Toutes choses égales d’ailleurs, — restriction scolastique qui a du bon, — l’aisance rend honnête, et la gêne ou la ruine pousse au délit. Ce n’est pas dans notre siècle, c’est dans les siècles passés, où les famines étaient si fréquentes et si terribles, que le contingent criminel imputable à la pauvreté se dégage nettement. À coup sûr, la misère est la grande cause, non la cause unique toutefois, de la criminalité occasionnelle sous l’ancien régime. L’association provinciale du Soissonnais, citée par M. Taine[1], parle d’une « multitude d’hommes devenus voleurs et assassins uniquement parce qu’ils manquent de pain ». En 1740 et les années suivantes, c’est la faim qui soulève le peuple et multiplie les homicides et les vols, commis par de grandes bandes de brigands.
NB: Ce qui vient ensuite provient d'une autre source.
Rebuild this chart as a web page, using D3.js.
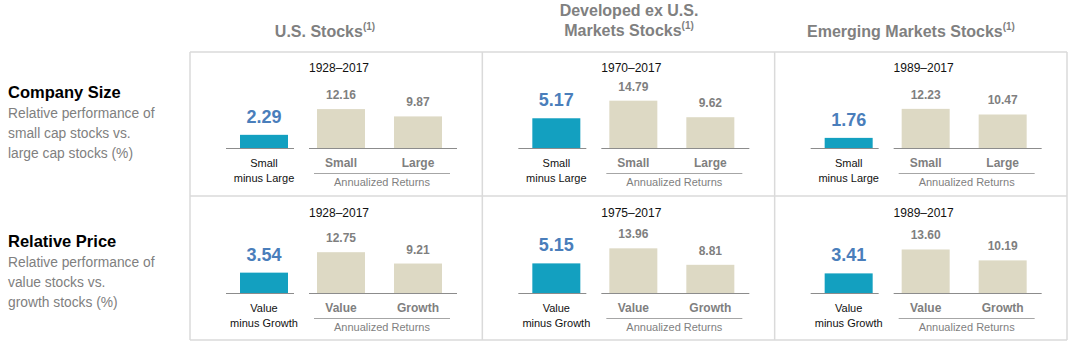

Les bandes de braconniers, si meurtrières et si traquées, qui ravagent les pays de forêts, les bandes de faux-sauniers et d’autres contrebandiers, qui sont les escadrons de cette ancienne armée du crime, s’organisent en partie sous la pression du besoin. — En passant, notons deux caractères qui distinguaient cette armée criminelle de la nôtre : de nos jours, les malfaiteurs font leurs coups séparément,

  1. Voir son Ancien Régime, p. 506.